____ Raw records
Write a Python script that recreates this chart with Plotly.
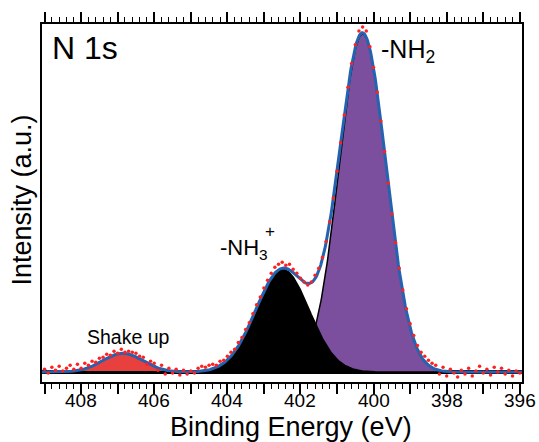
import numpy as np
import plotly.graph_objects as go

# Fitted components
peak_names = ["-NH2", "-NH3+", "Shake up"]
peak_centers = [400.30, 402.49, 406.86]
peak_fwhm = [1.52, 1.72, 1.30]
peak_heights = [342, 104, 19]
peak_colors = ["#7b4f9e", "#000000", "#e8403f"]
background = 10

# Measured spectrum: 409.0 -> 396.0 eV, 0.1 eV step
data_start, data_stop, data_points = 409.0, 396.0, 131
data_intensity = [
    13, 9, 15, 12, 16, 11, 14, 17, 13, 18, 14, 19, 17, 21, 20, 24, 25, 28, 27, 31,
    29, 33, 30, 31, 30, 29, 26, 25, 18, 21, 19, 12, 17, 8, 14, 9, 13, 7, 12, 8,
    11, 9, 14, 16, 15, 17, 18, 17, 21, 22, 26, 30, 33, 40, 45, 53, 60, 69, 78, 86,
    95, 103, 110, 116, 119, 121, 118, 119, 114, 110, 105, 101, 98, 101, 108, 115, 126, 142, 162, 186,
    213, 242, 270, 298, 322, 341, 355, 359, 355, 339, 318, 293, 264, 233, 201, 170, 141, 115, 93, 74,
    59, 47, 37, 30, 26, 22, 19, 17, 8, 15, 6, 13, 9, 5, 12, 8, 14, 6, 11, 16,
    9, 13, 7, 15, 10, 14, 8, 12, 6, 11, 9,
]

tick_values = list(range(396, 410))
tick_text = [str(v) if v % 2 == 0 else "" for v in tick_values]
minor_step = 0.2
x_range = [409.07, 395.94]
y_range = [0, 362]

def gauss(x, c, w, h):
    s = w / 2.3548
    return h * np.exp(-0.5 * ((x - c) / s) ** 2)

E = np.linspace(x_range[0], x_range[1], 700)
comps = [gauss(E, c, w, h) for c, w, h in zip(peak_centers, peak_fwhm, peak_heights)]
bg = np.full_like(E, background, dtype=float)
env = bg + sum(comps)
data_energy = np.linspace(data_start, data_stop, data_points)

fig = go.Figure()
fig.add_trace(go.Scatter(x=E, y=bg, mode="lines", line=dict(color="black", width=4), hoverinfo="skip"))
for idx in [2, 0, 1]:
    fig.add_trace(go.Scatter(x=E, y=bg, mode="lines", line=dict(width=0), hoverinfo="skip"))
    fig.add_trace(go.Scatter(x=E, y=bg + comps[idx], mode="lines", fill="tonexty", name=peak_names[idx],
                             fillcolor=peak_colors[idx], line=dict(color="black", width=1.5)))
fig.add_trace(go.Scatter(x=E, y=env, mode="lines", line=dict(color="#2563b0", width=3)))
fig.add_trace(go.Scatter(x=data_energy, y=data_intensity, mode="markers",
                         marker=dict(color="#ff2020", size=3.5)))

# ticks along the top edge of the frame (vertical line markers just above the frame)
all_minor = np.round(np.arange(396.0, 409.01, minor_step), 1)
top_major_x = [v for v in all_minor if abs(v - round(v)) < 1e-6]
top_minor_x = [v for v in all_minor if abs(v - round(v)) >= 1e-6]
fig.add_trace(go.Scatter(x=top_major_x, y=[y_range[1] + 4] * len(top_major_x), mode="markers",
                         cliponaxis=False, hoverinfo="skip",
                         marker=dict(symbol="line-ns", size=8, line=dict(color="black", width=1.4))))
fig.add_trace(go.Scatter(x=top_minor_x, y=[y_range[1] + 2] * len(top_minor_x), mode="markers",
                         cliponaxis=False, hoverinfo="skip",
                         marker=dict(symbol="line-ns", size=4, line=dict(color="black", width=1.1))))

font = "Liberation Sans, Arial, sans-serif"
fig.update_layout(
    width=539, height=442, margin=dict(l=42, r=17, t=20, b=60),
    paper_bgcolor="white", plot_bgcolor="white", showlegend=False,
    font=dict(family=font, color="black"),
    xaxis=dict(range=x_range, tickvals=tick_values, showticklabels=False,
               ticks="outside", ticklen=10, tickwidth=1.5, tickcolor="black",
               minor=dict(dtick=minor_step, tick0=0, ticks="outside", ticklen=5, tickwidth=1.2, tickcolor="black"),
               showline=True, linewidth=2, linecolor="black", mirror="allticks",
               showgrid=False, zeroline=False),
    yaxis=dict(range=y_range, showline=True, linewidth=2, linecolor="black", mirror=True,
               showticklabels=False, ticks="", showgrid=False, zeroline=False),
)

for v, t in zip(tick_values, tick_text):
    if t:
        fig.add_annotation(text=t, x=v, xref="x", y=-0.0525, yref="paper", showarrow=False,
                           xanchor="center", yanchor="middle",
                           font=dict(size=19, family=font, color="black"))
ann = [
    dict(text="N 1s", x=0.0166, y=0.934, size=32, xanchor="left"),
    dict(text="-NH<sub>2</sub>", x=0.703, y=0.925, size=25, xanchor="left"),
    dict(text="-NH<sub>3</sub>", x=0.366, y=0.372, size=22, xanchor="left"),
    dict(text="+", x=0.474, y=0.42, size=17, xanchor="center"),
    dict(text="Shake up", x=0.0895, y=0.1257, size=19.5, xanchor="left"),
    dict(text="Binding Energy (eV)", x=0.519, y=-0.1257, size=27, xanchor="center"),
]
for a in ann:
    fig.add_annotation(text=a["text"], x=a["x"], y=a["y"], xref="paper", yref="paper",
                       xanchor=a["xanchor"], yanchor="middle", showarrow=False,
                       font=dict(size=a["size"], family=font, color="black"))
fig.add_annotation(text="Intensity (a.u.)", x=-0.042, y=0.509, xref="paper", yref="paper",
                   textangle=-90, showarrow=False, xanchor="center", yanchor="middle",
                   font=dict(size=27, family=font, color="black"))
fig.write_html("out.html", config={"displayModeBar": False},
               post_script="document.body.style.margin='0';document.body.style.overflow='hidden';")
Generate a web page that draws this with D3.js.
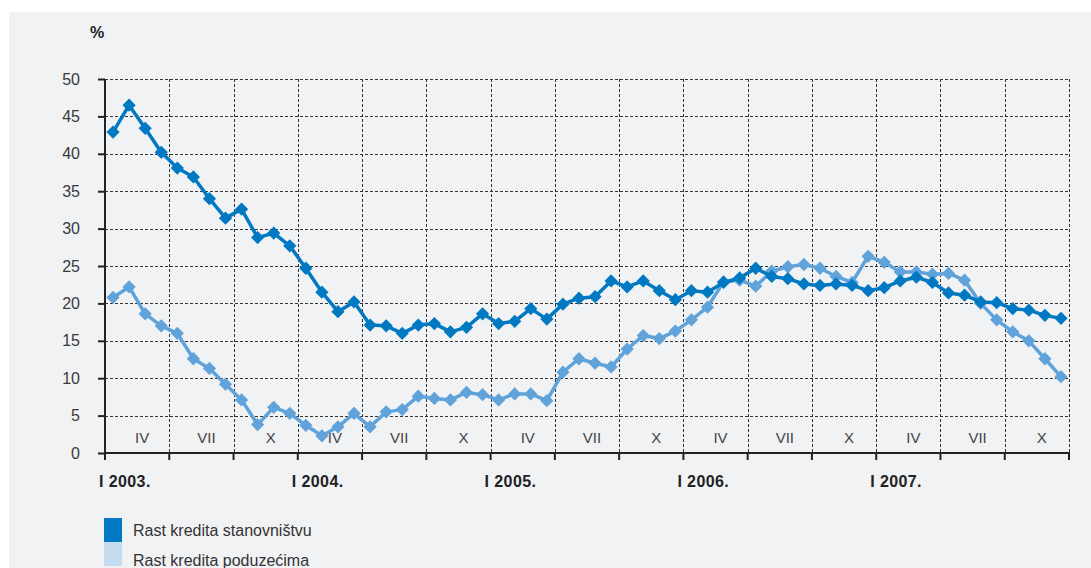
________
Directive:
Everything from the first line of the records through the line containing "background = 10" should be reproduced exactly, apart from the pictures.

Task result:
Write a Python script that recreates this chart with Plotly.
import numpy as np
import plotly.graph_objects as go

# Fitted components
peak_names = ["-NH2", "-NH3+", "Shake up"]
peak_centers = [400.30, 402.49, 406.86]
peak_fwhm = [1.52, 1.72, 1.30]
peak_heights = [342, 104, 19]
peak_colors = ["#7b4f9e", "#000000", "#e8403f"]
background = 10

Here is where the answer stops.